German novelist and philosopher Thomas Mann sums up his belief in the gift of time. That mankind is aware of our time on earth—its beginning and end—gives us a sense of life's value.
What I believe, what I value most, is transitoriness.
But is not transitoriness—the perishableness of life—something very sad? No! It is the very soul of existence. It imparts value, dignity, interest to life. Transitoriness creates time—and “time is the essence.” Potentially at least, time is the supreme, most useful gift.
Time is related to—yes, identical with—everything creative and active, with every progress toward a higher goal.
Without transitoriness, without beginning or end, birth or death, there is no time, either. Timelessness—in the sense of time never ending, never beginning—is a stagnant nothing. It is absolutely uninteresting.

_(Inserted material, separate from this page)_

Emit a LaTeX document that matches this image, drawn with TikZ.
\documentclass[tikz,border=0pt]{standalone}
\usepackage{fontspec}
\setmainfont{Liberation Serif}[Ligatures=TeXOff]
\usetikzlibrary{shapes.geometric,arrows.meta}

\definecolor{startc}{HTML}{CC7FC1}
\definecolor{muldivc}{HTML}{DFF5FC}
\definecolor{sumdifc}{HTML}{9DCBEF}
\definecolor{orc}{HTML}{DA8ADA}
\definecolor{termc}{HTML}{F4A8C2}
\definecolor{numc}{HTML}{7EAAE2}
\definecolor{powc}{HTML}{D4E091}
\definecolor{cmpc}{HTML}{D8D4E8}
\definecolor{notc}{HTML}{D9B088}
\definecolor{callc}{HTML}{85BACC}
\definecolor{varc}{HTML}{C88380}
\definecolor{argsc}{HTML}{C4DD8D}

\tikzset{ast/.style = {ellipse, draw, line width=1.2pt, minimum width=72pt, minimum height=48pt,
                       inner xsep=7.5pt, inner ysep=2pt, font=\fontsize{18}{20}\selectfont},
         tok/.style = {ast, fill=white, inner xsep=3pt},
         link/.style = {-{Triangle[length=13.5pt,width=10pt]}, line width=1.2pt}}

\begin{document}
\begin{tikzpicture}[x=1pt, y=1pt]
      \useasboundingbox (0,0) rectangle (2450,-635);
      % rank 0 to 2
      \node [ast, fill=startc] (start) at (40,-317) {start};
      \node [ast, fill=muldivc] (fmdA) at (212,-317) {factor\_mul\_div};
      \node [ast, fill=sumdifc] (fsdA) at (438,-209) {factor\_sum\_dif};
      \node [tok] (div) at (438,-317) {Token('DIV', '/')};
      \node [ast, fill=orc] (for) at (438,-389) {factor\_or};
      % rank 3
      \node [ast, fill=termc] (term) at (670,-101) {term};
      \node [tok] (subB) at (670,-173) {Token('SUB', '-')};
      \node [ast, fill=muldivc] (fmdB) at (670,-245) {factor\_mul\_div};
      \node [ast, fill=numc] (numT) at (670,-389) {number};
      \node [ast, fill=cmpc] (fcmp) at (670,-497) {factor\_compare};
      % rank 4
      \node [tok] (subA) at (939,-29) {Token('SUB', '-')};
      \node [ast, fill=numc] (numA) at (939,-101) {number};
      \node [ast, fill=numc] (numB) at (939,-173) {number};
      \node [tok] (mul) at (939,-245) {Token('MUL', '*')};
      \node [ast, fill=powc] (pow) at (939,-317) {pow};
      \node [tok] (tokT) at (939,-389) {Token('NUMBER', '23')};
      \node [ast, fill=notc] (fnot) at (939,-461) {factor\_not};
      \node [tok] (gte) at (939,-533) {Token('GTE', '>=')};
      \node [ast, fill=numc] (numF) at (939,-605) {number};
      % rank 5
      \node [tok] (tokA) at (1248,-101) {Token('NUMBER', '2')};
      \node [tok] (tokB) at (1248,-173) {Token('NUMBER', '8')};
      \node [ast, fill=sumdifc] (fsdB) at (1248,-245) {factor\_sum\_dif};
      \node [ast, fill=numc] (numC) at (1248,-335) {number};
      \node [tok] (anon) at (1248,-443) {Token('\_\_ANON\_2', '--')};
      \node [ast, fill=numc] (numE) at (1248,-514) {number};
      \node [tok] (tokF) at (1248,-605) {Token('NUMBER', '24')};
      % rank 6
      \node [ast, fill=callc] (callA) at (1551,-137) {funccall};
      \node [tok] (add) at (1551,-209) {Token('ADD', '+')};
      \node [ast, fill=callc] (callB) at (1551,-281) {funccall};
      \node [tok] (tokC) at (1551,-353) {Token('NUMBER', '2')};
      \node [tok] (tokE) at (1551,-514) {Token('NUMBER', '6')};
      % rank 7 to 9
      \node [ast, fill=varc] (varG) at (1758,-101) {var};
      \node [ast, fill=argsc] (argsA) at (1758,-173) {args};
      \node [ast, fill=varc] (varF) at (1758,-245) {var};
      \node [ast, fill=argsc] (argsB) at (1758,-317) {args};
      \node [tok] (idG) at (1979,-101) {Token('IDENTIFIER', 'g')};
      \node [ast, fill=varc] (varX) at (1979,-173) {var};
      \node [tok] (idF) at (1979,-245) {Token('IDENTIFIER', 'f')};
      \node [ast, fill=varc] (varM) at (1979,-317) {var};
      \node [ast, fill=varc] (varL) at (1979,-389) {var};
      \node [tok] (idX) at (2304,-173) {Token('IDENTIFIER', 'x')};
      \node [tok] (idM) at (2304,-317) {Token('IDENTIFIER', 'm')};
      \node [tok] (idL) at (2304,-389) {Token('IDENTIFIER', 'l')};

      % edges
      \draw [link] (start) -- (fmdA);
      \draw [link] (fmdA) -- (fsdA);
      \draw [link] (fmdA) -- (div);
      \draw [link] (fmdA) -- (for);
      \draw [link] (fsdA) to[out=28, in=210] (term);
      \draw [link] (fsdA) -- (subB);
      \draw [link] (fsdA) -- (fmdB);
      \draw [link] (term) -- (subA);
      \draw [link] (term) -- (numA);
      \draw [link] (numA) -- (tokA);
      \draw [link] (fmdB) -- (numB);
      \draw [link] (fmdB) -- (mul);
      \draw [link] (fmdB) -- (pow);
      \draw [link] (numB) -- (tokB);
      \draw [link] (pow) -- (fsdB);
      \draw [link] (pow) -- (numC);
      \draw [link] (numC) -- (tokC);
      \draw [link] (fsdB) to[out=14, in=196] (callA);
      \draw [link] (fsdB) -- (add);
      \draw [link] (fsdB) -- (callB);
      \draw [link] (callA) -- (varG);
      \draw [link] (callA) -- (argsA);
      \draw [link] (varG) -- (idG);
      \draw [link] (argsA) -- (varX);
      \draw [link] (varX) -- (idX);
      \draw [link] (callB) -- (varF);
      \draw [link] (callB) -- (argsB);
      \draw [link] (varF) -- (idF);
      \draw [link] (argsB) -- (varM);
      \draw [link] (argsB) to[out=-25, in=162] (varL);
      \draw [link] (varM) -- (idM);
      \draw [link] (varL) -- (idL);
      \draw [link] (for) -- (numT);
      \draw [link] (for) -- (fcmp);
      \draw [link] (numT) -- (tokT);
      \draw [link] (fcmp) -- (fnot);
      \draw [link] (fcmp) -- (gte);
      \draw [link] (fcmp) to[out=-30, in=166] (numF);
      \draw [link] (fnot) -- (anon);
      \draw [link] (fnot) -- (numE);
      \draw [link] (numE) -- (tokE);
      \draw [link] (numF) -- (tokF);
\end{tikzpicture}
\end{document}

Life is possessed by tremendous tenacity. Even so its presence remains conditional, and as it had a beginning, so it will have an end. I believe that life, just for this reason, is exceedingly enhanced in value, in charm.
One of the most important characteristics distinguishing man from all other forms of nature is his knowledge of transitoriness, of beginning and end, and therefore of the gift of time.

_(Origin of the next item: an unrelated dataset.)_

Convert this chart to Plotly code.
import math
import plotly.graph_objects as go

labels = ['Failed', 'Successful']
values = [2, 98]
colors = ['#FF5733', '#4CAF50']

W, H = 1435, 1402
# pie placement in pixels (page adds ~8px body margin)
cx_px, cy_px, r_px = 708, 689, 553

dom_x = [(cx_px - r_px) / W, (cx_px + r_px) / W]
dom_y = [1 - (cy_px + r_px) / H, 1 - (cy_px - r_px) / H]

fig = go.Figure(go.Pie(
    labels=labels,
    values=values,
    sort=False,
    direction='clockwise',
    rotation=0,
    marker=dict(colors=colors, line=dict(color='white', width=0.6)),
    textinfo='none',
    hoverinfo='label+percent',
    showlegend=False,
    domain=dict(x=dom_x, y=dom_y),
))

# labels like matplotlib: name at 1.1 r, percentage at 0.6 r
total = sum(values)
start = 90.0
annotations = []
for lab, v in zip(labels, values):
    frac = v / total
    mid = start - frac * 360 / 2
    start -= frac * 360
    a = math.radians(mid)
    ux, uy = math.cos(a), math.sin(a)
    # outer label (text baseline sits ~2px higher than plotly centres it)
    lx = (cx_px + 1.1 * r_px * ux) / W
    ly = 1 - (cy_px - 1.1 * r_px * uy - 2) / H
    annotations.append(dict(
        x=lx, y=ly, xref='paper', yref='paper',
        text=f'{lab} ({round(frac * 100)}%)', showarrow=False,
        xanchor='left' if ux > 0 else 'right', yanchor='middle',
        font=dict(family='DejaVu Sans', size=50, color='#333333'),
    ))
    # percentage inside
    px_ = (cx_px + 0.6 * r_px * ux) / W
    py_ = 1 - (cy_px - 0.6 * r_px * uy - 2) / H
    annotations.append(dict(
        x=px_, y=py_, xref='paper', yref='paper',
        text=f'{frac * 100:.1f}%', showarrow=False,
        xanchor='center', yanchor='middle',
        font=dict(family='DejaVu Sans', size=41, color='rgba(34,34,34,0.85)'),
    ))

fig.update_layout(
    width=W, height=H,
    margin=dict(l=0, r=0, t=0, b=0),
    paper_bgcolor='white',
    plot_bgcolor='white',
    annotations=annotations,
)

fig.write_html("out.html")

In man, transitory life attains its peak of animation, of soul power, so to speak. This does not mean man alone would have a soul. Soul quality pervades all beings. But man’s soul is most awake in his knowledge of the interchangeability of the terms “existence” and “transitoriness.”
To man, time is given like a piece of land, as it were, entrusted to him for faithful tilling; a space in which to strive incessantly, achieve self-realization, move onward and upward. Yes, with the aid of time, man becomes capable of wresting the immortal from the mortal.

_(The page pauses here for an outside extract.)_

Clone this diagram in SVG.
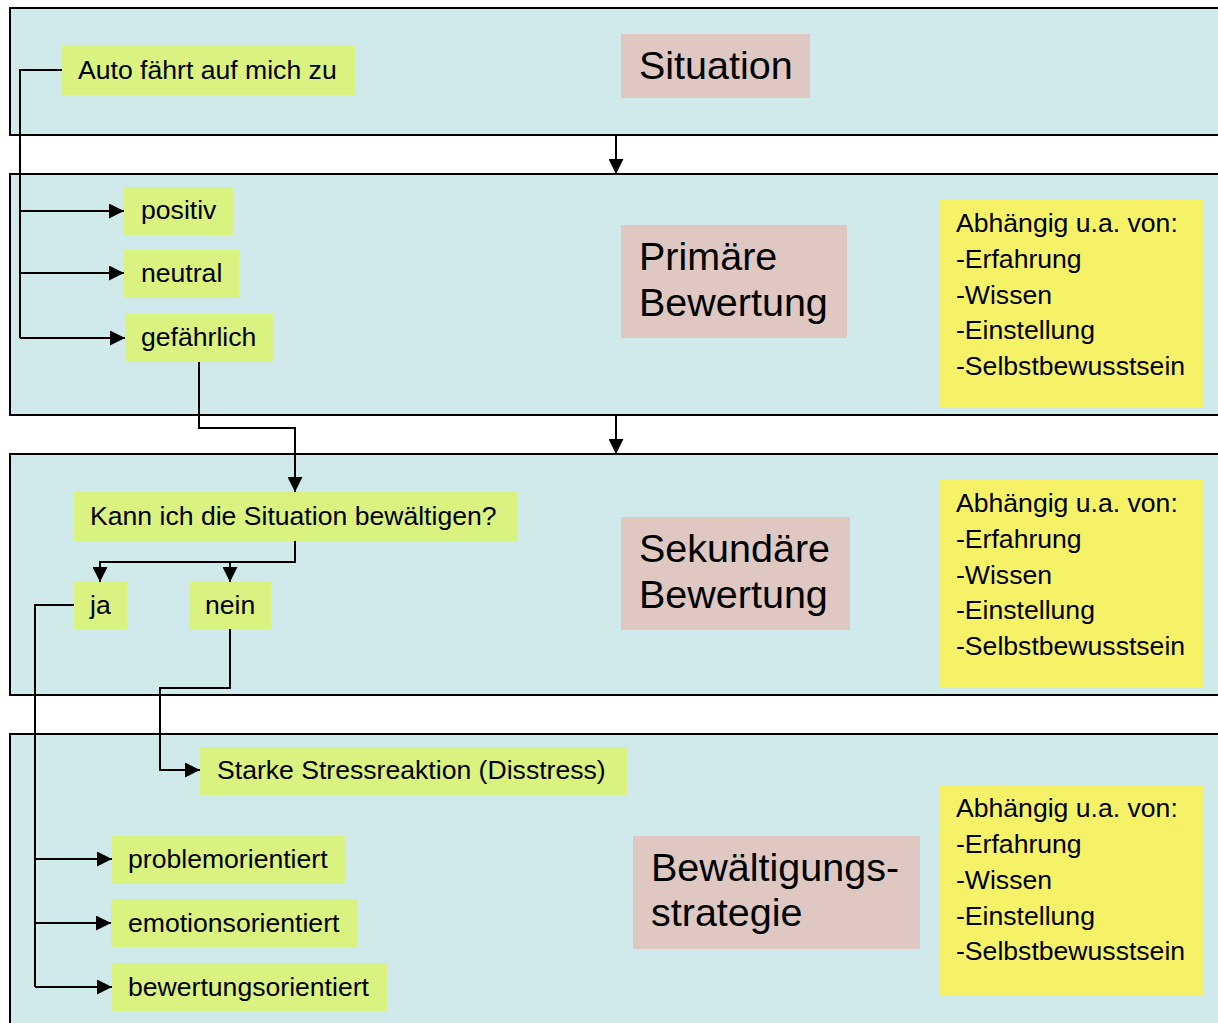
<svg xmlns="http://www.w3.org/2000/svg" width="1218" height="1023" viewBox="0 0 1218 1023">
<style>
.band{fill:#D0E9EA;stroke:#000;stroke-width:2}
.g{fill:#DAF27F}
.p{fill:#DEC8C1}
.y{fill:#F5F268}
.t{font-family:"Liberation Sans",Arial,sans-serif;font-size:26.6px;fill:#000}
.T{font-family:"Liberation Sans",Arial,sans-serif;font-size:39.5px;fill:#000}
.c{fill:none;stroke:#000;stroke-width:2}
</style>
<defs>
<marker id="ah" viewBox="0 0 15 15" markerWidth="15" markerHeight="15" refX="15" refY="7.5" orient="auto" markerUnits="userSpaceOnUse">
<path d="M0,0 L15,7.5 L0,15 z" fill="#000"/>
</marker>
</defs>
<rect width="1218" height="1023" fill="#fff"/>
<g id="bands">
<rect class="band" x="10" y="8" width="1230" height="127"/>
<rect class="band" x="10" y="174" width="1230" height="241"/>
<rect class="band" x="10" y="454" width="1230" height="241"/>
<rect class="band" x="10" y="734" width="1230" height="300"/>
</g>
<g id="n-situation"><rect class="p" x="621" y="34" width="189" height="64"/><text class="T" x="639" y="79">Situation</text></g>
<g id="n-primaer"><rect class="p" x="621" y="225" width="226" height="113"/><text class="T" x="639" y="270">Primäre</text><text class="T" x="639" y="316">Bewertung</text></g>
<g id="n-sekundaer"><rect class="p" x="621" y="517" width="229" height="113"/><text class="T" x="639" y="562">Sekundäre</text><text class="T" x="639" y="608">Bewertung</text></g>
<g id="n-bewaeltigung"><rect class="p" x="633" y="836" width="287" height="113"/><text class="T" x="651" y="881">Bewältigungs-</text><text class="T" x="651" y="926">strategie</text></g>
<g id="n-abh1"><rect class="y" x="940" y="200" width="263" height="208"/>
<text class="t" x="956" y="232">Abhängig u.a. von:</text><text class="t" x="956" y="268">-Erfahrung</text><text class="t" x="956" y="304">-Wissen</text><text class="t" x="956" y="339">-Einstellung</text><text class="t" x="956" y="375">-Selbstbewusstsein</text></g>
<g id="n-abh2"><rect class="y" x="940" y="480" width="263" height="208"/>
<text class="t" x="956" y="512">Abhängig u.a. von:</text><text class="t" x="956" y="548">-Erfahrung</text><text class="t" x="956" y="584">-Wissen</text><text class="t" x="956" y="619">-Einstellung</text><text class="t" x="956" y="655">-Selbstbewusstsein</text></g>
<g id="n-abh3"><rect class="y" x="940" y="786" width="263" height="209"/>
<text class="t" x="956" y="817">Abhängig u.a. von:</text><text class="t" x="956" y="853">-Erfahrung</text><text class="t" x="956" y="889">-Wissen</text><text class="t" x="956" y="925">-Einstellung</text><text class="t" x="956" y="960">-Selbstbewusstsein</text></g>
<g id="n-auto"><rect class="g" x="62" y="46" width="293" height="49"/><text class="t" x="78" y="79">Auto fährt auf mich zu</text></g>
<g id="n-positiv"><rect class="g" x="124" y="187" width="109" height="48"/><text class="t" x="141" y="219">positiv</text></g>
<g id="n-neutral"><rect class="g" x="124" y="250" width="115" height="48"/><text class="t" x="141" y="282">neutral</text></g>
<g id="n-gefaehrlich"><rect class="g" x="125" y="314" width="148" height="48"/><text class="t" x="141" y="346">gefährlich</text></g>
<g id="n-kann"><rect class="g" x="74" y="492" width="443" height="49"/><text class="t" x="90" y="525">Kann ich die Situation bewältigen?</text></g>
<g id="n-ja"><rect class="g" x="74" y="582" width="53" height="47"/><text class="t" x="90" y="614">ja</text></g>
<g id="n-nein"><rect class="g" x="189" y="582" width="82" height="47"/><text class="t" x="205" y="614">nein</text></g>
<g id="n-stress"><rect class="g" x="200" y="747" width="427" height="48"/><text class="t" x="217" y="779">Starke Stressreaktion (Disstress)</text></g>
<g id="n-problem"><rect class="g" x="112" y="836" width="233" height="48"/><text class="t" x="128" y="868">problemorientiert</text></g>
<g id="n-emotion"><rect class="g" x="111" y="899" width="246" height="48"/><text class="t" x="128" y="932">emotionsorientiert</text></g>
<g id="n-bewertung"><rect class="g" x="112" y="963" width="275" height="48"/><text class="t" x="128" y="996">bewertungsorientiert</text></g>
<g id="connectors">
<path class="c" d="M62,70 H20 V338"/>
<path class="c" d="M20,211 H124" marker-end="url(#ah)"/>
<path class="c" d="M20,273 H124" marker-end="url(#ah)"/>
<path class="c" d="M20,338 H125" marker-end="url(#ah)"/>
<path class="c" d="M616,135 V174" marker-end="url(#ah)"/>
<path class="c" d="M616,415 V454" marker-end="url(#ah)"/>
<path class="c" d="M199,362 V428 H295 V492" marker-end="url(#ah)"/>
<path class="c" d="M295,541 V562 H100 V582" marker-end="url(#ah)"/>
<path class="c" d="M230,562 V582" marker-end="url(#ah)"/>
<path class="c" d="M230,629 V688 H160 V770 H200" marker-end="url(#ah)"/>
<path class="c" d="M74,605 H35 V987"/>
<path class="c" d="M35,859 H112" marker-end="url(#ah)"/>
<path class="c" d="M35,923 H111" marker-end="url(#ah)"/>
<path class="c" d="M35,987 H112" marker-end="url(#ah)"/>
</g>
</svg>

Deep down, I believe—and deem such belief natural to every human soul—that in the universe prime significance must be attributed to this earth of ours. Deep down, I believe that the creation of the universe out of nothingness and then of life out of inorganic state ultimately aimed at the creation of man. I believe that man is meant as a great experiment whose possible failure by man’s own guilt would be paramount to the failure of creation itself.
Whether this belief be true or not, man would be well-advised if he behaved as though it were.
German-born novelist, essayist, and philosopher Thomas Mann won the 1929 Nobel Prize in Literature principally for his novel Buddenbrooks, which is recognized as one of the classic works of contemporary literature. Other of his novels include Death in Venice and The Magic Mountain. Mann died in 1955 at the age of 80.